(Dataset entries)

══════════

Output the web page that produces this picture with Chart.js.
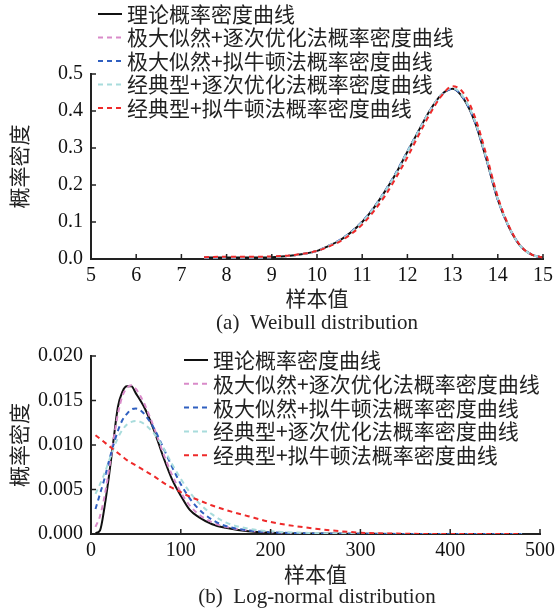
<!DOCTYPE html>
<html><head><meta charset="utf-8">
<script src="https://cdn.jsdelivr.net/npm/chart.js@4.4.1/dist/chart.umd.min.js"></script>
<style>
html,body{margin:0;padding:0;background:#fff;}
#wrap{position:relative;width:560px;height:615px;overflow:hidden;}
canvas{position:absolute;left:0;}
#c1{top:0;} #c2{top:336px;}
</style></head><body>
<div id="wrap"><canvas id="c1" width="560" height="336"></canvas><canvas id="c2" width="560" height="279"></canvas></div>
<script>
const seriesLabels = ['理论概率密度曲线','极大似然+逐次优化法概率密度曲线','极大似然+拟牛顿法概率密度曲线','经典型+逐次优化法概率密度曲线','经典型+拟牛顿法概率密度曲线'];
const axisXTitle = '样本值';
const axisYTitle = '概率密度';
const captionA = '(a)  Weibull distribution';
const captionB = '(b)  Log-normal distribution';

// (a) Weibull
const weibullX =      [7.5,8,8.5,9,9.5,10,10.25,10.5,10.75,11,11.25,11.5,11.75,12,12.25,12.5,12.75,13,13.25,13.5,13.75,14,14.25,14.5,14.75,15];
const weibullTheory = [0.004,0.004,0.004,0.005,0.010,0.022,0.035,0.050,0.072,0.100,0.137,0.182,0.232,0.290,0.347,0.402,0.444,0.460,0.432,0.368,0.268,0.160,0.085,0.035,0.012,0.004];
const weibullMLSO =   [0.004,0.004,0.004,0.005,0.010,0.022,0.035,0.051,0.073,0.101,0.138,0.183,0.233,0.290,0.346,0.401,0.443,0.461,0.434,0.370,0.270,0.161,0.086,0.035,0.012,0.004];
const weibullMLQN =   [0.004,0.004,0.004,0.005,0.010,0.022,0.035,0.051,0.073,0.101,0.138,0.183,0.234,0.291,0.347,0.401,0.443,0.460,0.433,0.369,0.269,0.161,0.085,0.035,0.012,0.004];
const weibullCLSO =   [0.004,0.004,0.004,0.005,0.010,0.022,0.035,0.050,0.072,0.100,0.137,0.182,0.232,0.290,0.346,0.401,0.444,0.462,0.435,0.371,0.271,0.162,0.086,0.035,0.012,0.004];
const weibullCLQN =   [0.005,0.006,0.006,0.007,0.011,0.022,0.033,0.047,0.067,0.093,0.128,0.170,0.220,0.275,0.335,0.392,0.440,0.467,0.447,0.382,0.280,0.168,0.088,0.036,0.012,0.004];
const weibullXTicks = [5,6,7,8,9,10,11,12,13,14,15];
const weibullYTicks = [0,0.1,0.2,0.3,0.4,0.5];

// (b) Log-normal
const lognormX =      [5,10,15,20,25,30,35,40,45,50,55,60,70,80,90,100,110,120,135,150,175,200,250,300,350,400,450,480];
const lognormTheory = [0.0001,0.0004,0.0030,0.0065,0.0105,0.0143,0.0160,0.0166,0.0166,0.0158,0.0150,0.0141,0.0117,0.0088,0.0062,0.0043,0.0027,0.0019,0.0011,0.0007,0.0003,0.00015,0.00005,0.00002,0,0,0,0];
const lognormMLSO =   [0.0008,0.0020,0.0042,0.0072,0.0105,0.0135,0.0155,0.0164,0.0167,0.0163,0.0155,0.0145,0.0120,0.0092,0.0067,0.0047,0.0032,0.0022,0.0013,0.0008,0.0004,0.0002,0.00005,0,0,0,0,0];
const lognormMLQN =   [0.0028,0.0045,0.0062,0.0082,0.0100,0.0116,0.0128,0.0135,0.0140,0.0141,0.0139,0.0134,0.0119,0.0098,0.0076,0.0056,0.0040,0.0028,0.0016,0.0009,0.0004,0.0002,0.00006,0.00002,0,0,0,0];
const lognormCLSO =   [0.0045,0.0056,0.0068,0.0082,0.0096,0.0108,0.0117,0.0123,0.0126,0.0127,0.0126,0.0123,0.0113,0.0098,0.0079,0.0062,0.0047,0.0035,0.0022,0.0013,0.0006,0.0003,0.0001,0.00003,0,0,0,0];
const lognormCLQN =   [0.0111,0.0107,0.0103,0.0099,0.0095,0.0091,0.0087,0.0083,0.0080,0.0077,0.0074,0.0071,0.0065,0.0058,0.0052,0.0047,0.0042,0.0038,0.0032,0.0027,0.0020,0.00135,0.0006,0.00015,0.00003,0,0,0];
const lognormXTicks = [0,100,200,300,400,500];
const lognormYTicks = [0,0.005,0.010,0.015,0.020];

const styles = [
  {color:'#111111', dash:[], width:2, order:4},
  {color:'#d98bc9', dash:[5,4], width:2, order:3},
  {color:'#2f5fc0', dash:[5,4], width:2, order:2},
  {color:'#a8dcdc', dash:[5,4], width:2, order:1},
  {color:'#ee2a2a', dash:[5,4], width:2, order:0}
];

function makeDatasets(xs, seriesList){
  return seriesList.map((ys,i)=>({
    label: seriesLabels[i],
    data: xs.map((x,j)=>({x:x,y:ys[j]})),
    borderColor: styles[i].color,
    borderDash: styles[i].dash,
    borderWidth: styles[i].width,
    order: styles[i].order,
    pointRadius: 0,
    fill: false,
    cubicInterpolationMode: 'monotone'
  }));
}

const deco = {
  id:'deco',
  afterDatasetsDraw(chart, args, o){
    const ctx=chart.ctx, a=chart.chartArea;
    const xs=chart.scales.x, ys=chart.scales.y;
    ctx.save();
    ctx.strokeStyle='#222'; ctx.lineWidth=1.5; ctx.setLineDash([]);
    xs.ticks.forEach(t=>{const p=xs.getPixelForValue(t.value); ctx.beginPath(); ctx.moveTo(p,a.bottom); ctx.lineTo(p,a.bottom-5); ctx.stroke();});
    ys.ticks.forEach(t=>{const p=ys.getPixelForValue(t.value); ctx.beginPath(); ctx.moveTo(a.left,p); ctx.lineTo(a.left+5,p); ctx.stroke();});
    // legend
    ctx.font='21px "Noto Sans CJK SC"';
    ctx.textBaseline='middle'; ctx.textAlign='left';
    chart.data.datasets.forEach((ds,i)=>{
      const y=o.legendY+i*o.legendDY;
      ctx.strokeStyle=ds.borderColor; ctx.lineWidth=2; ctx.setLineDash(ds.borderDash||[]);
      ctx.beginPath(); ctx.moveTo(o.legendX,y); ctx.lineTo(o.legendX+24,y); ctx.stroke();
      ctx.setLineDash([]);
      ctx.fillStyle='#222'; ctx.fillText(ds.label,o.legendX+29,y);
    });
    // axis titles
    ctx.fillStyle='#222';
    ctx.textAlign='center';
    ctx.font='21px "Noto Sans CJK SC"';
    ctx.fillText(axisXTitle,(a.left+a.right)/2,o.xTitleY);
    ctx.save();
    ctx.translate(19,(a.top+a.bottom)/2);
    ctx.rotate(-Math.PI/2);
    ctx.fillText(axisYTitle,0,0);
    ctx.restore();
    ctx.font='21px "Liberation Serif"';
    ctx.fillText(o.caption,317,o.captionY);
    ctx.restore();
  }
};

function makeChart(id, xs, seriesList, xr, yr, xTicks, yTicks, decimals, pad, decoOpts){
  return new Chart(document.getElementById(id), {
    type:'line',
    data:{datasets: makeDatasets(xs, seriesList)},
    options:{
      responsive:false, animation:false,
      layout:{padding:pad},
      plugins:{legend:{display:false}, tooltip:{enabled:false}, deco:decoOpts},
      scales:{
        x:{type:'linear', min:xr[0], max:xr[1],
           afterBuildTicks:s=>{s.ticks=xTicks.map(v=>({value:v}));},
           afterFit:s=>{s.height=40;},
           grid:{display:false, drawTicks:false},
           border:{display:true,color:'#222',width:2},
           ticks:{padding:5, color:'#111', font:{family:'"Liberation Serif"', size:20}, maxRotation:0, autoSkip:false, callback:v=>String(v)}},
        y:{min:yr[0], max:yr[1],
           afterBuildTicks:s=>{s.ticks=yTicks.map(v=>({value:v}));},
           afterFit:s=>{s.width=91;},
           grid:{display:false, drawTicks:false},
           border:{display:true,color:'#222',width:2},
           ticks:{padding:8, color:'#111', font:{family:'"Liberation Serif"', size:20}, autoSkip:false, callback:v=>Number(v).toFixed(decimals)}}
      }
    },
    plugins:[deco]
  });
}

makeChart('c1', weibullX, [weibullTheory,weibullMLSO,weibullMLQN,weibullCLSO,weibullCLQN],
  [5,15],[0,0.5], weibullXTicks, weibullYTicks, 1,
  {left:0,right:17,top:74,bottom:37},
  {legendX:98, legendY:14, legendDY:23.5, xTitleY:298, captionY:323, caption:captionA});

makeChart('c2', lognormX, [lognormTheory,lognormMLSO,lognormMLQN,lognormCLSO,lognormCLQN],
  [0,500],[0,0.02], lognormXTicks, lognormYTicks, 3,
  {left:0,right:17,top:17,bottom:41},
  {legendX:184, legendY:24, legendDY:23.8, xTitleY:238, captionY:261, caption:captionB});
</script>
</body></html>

══════════

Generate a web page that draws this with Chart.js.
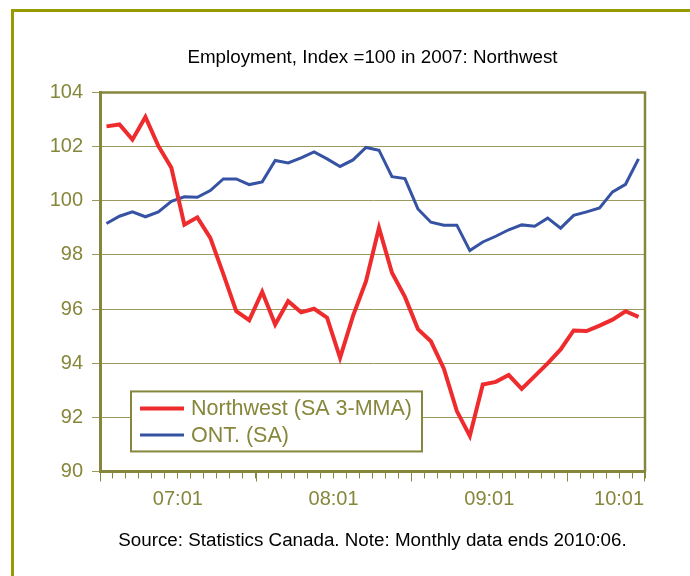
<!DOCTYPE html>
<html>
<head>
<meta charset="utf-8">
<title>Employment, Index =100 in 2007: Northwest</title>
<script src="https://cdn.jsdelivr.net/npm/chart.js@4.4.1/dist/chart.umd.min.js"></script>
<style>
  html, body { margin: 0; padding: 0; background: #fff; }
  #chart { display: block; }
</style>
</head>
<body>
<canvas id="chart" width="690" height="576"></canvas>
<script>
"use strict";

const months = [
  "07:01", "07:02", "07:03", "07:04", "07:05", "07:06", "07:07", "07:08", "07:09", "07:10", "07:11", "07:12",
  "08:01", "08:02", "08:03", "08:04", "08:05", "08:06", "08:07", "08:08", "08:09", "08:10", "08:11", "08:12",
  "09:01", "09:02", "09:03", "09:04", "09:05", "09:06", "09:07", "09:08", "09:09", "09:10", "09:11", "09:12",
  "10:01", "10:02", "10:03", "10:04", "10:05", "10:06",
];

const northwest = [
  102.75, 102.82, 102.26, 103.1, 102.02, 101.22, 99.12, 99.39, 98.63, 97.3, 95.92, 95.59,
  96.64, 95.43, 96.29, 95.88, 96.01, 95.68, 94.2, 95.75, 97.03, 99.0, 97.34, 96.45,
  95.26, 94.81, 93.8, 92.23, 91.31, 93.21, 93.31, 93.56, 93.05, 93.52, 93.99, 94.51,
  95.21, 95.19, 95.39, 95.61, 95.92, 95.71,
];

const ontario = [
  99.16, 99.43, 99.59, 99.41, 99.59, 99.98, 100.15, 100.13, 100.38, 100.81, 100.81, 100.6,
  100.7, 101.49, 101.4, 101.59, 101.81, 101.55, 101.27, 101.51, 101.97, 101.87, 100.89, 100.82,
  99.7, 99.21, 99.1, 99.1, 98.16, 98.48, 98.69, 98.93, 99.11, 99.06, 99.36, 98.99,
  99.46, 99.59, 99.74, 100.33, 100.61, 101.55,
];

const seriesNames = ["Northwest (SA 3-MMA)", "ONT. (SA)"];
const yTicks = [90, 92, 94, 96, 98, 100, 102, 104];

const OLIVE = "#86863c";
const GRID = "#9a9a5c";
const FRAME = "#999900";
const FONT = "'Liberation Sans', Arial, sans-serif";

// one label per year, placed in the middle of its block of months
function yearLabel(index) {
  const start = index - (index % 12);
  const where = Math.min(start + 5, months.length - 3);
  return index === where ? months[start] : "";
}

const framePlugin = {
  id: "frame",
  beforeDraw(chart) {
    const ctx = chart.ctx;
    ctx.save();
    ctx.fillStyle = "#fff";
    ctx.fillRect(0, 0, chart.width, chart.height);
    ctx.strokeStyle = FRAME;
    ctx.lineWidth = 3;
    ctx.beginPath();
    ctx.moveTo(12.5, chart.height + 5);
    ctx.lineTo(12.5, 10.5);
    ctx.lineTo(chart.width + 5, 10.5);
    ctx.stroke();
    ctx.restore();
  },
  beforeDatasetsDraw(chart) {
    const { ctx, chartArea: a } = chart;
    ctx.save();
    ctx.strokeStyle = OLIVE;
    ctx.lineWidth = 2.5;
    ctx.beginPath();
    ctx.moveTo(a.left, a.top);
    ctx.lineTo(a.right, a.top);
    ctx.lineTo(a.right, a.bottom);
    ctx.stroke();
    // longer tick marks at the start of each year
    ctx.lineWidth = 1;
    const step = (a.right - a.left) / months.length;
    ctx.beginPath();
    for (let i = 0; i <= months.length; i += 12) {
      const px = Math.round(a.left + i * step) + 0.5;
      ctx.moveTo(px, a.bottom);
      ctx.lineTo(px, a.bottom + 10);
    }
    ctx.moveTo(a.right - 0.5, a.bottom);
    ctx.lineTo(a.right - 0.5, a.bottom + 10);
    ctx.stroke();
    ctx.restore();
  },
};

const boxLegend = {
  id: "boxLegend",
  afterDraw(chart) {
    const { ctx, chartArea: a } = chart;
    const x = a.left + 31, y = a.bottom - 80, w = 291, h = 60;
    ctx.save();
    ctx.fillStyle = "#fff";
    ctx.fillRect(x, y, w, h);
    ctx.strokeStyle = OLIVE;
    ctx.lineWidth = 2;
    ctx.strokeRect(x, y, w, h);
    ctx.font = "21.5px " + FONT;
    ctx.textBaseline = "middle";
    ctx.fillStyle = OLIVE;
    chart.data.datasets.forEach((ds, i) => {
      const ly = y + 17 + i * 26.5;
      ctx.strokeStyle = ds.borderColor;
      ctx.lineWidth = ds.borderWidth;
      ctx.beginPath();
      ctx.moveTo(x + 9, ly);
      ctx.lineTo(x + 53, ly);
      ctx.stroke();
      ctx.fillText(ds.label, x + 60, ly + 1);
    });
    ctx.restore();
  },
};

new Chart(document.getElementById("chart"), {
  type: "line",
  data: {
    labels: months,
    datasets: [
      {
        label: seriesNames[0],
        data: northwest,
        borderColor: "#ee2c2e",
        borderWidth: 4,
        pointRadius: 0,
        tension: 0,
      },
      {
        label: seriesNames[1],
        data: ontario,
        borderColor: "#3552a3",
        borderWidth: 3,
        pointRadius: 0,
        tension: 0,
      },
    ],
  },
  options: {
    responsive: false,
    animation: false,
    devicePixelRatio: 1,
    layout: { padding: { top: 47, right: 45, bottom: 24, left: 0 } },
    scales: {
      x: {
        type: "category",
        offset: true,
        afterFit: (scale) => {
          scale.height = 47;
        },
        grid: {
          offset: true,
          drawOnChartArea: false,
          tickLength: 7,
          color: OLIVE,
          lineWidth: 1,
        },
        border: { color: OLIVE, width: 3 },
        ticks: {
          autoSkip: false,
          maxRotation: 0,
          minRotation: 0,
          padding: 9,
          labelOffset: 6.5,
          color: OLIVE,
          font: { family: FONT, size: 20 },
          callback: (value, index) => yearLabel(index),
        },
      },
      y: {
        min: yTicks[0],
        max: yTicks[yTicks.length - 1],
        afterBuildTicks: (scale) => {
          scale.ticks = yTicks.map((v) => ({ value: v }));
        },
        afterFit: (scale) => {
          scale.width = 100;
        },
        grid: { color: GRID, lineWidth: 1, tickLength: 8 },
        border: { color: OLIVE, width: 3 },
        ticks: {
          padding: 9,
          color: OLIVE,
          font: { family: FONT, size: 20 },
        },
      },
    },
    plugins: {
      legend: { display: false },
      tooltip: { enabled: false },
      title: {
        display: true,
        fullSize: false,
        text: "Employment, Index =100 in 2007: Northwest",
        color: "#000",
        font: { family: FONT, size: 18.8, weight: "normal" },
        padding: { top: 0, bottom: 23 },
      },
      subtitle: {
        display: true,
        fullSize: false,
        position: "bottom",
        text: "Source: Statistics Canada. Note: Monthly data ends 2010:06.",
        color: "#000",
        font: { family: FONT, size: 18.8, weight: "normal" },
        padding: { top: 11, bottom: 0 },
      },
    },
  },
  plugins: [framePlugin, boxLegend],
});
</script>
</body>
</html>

══════════

Above are the records. Copy word for word only their lines from the one holding "Output the web" through the one holding "const captionB = '(b)", both included, and skip the images.

▸ **Completed task**:
Output the web page that produces this picture with Chart.js.
<!DOCTYPE html>
<html><head><meta charset="utf-8">
<script src="https://cdn.jsdelivr.net/npm/chart.js@4.4.1/dist/chart.umd.min.js"></script>
<style>
html,body{margin:0;padding:0;background:#fff;}
#wrap{position:relative;width:560px;height:615px;overflow:hidden;}
canvas{position:absolute;left:0;}
#c1{top:0;} #c2{top:336px;}
</style></head><body>
<div id="wrap"><canvas id="c1" width="560" height="336"></canvas><canvas id="c2" width="560" height="279"></canvas></div>
<script>
const seriesLabels = ['理论概率密度曲线','极大似然+逐次优化法概率密度曲线','极大似然+拟牛顿法概率密度曲线','经典型+逐次优化法概率密度曲线','经典型+拟牛顿法概率密度曲线'];
const axisXTitle = '样本值';
const axisYTitle = '概率密度';
const captionA = '(a)  Weibull distribution';
const captionB = '(b)  Log-normal distribution';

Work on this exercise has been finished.